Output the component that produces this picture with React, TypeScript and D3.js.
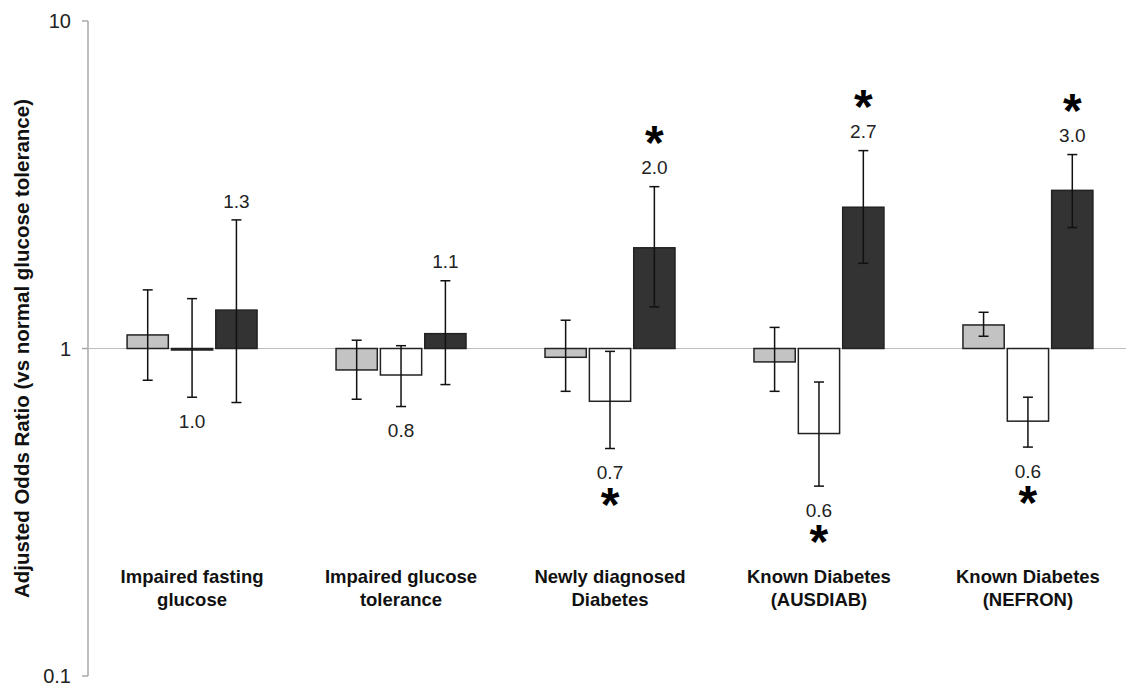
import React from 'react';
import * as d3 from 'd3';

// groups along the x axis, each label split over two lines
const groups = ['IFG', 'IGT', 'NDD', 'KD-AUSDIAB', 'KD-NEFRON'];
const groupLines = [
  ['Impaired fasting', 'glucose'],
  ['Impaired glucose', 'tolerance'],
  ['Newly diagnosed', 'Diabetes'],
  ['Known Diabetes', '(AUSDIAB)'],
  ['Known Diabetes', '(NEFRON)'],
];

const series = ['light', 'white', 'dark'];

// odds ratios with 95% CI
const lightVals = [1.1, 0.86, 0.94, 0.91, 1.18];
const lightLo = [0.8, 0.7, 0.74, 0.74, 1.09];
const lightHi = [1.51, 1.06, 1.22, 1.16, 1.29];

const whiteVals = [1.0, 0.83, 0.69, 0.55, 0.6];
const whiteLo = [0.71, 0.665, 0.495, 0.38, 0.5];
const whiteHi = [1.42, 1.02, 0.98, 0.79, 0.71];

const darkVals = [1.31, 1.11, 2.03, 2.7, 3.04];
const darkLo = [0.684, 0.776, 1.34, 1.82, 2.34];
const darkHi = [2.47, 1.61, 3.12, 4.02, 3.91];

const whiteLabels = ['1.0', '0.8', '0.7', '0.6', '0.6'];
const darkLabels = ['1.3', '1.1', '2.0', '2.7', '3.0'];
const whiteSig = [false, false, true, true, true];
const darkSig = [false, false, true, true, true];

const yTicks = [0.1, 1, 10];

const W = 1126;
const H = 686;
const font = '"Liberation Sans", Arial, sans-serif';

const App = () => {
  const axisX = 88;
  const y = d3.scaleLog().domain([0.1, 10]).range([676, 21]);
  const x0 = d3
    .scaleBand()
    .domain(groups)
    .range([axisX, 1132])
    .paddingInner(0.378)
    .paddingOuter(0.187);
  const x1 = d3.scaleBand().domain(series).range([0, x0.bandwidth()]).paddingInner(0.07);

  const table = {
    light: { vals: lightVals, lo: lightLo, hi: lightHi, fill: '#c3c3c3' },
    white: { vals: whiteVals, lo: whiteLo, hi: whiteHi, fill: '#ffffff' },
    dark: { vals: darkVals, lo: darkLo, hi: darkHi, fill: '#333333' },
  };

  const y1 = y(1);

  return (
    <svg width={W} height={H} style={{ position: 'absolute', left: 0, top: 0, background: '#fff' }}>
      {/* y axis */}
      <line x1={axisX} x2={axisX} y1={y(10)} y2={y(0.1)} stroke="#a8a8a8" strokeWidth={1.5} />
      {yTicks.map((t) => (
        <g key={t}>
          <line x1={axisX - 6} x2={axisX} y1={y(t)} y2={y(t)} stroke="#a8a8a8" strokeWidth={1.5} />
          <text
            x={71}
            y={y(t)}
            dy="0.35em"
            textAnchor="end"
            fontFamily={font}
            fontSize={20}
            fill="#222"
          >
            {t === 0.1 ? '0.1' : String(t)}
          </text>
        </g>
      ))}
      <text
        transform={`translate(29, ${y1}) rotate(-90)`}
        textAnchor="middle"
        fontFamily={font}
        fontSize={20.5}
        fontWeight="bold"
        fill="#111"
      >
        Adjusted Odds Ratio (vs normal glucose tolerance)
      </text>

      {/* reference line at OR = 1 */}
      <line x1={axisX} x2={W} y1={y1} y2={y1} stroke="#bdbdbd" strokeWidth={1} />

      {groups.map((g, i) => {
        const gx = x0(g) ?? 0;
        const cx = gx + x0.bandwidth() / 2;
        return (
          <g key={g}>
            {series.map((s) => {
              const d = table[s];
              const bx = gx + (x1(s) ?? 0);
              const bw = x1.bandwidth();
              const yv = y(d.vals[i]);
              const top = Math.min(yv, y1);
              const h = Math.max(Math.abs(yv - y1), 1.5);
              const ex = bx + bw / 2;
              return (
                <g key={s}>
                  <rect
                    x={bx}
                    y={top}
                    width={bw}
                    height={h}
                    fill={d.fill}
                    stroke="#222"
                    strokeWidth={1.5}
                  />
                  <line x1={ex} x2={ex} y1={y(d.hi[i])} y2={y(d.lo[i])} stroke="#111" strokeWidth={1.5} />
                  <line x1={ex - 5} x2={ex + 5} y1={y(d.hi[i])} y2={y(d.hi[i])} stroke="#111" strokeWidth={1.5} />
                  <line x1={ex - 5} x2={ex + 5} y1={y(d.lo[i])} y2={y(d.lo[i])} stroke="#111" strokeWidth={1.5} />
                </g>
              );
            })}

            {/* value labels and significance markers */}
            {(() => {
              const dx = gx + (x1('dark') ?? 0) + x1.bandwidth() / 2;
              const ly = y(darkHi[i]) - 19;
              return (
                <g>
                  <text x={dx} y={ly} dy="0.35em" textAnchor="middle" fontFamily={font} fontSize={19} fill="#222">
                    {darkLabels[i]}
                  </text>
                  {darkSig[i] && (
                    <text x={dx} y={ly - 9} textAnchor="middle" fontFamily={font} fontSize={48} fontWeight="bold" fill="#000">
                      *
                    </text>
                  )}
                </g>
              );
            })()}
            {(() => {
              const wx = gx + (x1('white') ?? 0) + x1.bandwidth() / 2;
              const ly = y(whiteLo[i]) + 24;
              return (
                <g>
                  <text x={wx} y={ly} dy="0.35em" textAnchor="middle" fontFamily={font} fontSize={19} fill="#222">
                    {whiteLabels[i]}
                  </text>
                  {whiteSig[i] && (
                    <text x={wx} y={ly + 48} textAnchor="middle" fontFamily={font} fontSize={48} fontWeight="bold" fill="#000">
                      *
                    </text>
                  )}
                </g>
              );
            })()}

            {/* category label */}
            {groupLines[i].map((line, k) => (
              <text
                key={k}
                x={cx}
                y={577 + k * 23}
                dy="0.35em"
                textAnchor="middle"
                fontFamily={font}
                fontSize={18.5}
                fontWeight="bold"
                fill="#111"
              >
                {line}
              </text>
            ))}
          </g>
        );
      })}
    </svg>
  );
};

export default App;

# # # #

__Task prompt__. Copy every line above word for word and exclude the pictures.

__The completed task__.
Output the component that produces this picture with React, TypeScript and D3.js.
import React from 'react';
import * as d3 from 'd3';

// groups along the x axis, each label split over two lines
const groups = ['IFG', 'IGT', 'NDD', 'KD-AUSDIAB', 'KD-NEFRON'];
const groupLines = [
  ['Impaired fasting', 'glucose'],
  ['Impaired glucose', 'tolerance'],
  ['Newly diagnosed', 'Diabetes'],
  ['Known Diabetes', '(AUSDIAB)'],
  ['Known Diabetes', '(NEFRON)'],
];

const series = ['light', 'white', 'dark'];

// odds ratios with 95% CI
const lightVals = [1.1, 0.86, 0.94, 0.91, 1.18];
const lightLo = [0.8, 0.7, 0.74, 0.74, 1.09];
const lightHi = [1.51, 1.06, 1.22, 1.16, 1.29];

const whiteVals = [1.0, 0.83, 0.69, 0.55, 0.6];
const whiteLo = [0.71, 0.665, 0.495, 0.38, 0.5];
const whiteHi = [1.42, 1.02, 0.98, 0.79, 0.71];

const darkVals = [1.31, 1.11, 2.03, 2.7, 3.04];
const darkLo = [0.684, 0.776, 1.34, 1.82, 2.34];
const darkHi = [2.47, 1.61, 3.12, 4.02, 3.91];

const whiteLabels = ['1.0', '0.8', '0.7', '0.6', '0.6'];
const darkLabels = ['1.3', '1.1', '2.0', '2.7', '3.0'];
const whiteSig = [false, false, true, true, true];
const darkSig = [false, false, true, true, true];

const yTicks = [0.1, 1, 10];

const W = 1126;
const H = 686;
const font = '"Liberation Sans", Arial, sans-serif';

const App = () => {
  const axisX = 88;
  const y = d3.scaleLog().domain([0.1, 10]).range([676, 21]);
  const x0 = d3
    .scaleBand()
    .domain(groups)
    .range([axisX, 1132])
    .paddingInner(0.378)
    .paddingOuter(0.187);
  const x1 = d3.scaleBand().domain(series).range([0, x0.bandwidth()]).paddingInner(0.07);

  const table = {
    light: { vals: lightVals, lo: lightLo, hi: lightHi, fill: '#c3c3c3' },
    white: { vals: whiteVals, lo: whiteLo, hi: whiteHi, fill: '#ffffff' },
    dark: { vals: darkVals, lo: darkLo, hi: darkHi, fill: '#333333' },
  };

  const y1 = y(1);

  return (
    <svg width={W} height={H} style={{ position: 'absolute', left: 0, top: 0, background: '#fff' }}>
      {/* y axis */}
      <line x1={axisX} x2={axisX} y1={y(10)} y2={y(0.1)} stroke="#a8a8a8" strokeWidth={1.5} />
      {yTicks.map((t) => (
        <g key={t}>
          <line x1={axisX - 6} x2={axisX} y1={y(t)} y2={y(t)} stroke="#a8a8a8" strokeWidth={1.5} />
          <text
            x={71}
            y={y(t)}
            dy="0.35em"
            textAnchor="end"
            fontFamily={font}
            fontSize={20}
            fill="#222"
          >
            {t === 0.1 ? '0.1' : String(t)}
          </text>
        </g>
      ))}
      <text
        transform={`translate(29, ${y1}) rotate(-90)`}
        textAnchor="middle"
        fontFamily={font}
        fontSize={20.5}
        fontWeight="bold"
        fill="#111"
      >
        Adjusted Odds Ratio (vs normal glucose tolerance)
      </text>

      {/* reference line at OR = 1 */}
      <line x1={axisX} x2={W} y1={y1} y2={y1} stroke="#bdbdbd" strokeWidth={1} />

      {groups.map((g, i) => {
        const gx = x0(g) ?? 0;
        const cx = gx + x0.bandwidth() / 2;
        return (
          <g key={g}>
            {series.map((s) => {
              const d = table[s];
              const bx = gx + (x1(s) ?? 0);
              const bw = x1.bandwidth();
              const yv = y(d.vals[i]);
              const top = Math.min(yv, y1);
              const h = Math.max(Math.abs(yv - y1), 1.5);
              const ex = bx + bw / 2;
              return (
                <g key={s}>
                  <rect
                    x={bx}
                    y={top}
                    width={bw}
                    height={h}
                    fill={d.fill}
                    stroke="#222"
                    strokeWidth={1.5}
                  />
                  <line x1={ex} x2={ex} y1={y(d.hi[i])} y2={y(d.lo[i])} stroke="#111" strokeWidth={1.5} />
                  <line x1={ex - 5} x2={ex + 5} y1={y(d.hi[i])} y2={y(d.hi[i])} stroke="#111" strokeWidth={1.5} />
                  <line x1={ex - 5} x2={ex + 5} y1={y(d.lo[i])} y2={y(d.lo[i])} stroke="#111" strokeWidth={1.5} />
                </g>
              );
            })}

            {/* value labels and significance markers */}
            {(() => {
              const dx = gx + (x1('dark') ?? 0) + x1.bandwidth() / 2;
              const ly = y(darkHi[i]) - 19;
              return (
                <g>
                  <text x={dx} y={ly} dy="0.35em" textAnchor="middle" fontFamily={font} fontSize={19} fill="#222">
                    {darkLabels[i]}
                  </text>
                  {darkSig[i] && (
                    <text x={dx} y={ly - 9} textAnchor="middle" fontFamily={font} fontSize={48} fontWeight="bold" fill="#000">
                      *
                    </text>
                  )}
                </g>
              );
            })()}
            {(() => {
              const wx = gx + (x1('white') ?? 0) + x1.bandwidth() / 2;
              const ly = y(whiteLo[i]) + 24;
              return (
                <g>
                  <text x={wx} y={ly} dy="0.35em" textAnchor="middle" fontFamily={font} fontSize={19} fill="#222">
                    {whiteLabels[i]}
                  </text>
                  {whiteSig[i] && (
                    <text x={wx} y={ly + 48} textAnchor="middle" fontFamily={font} fontSize={48} fontWeight="bold" fill="#000">
                      *
                    </text>
                  )}
                </g>
              );
            })()}

            {/* category label */}
            {groupLines[i].map((line, k) => (
              <text
                key={k}
                x={cx}
                y={577 + k * 23}
                dy="0.35em"
                textAnchor="middle"
                fontFamily={font}
                fontSize={18.5}
                fontWeight="bold"
                fill="#111"
              >
                {line}
              </text>
            ))}
          </g>
        );
      })}
    </svg>
  );
};

export default App;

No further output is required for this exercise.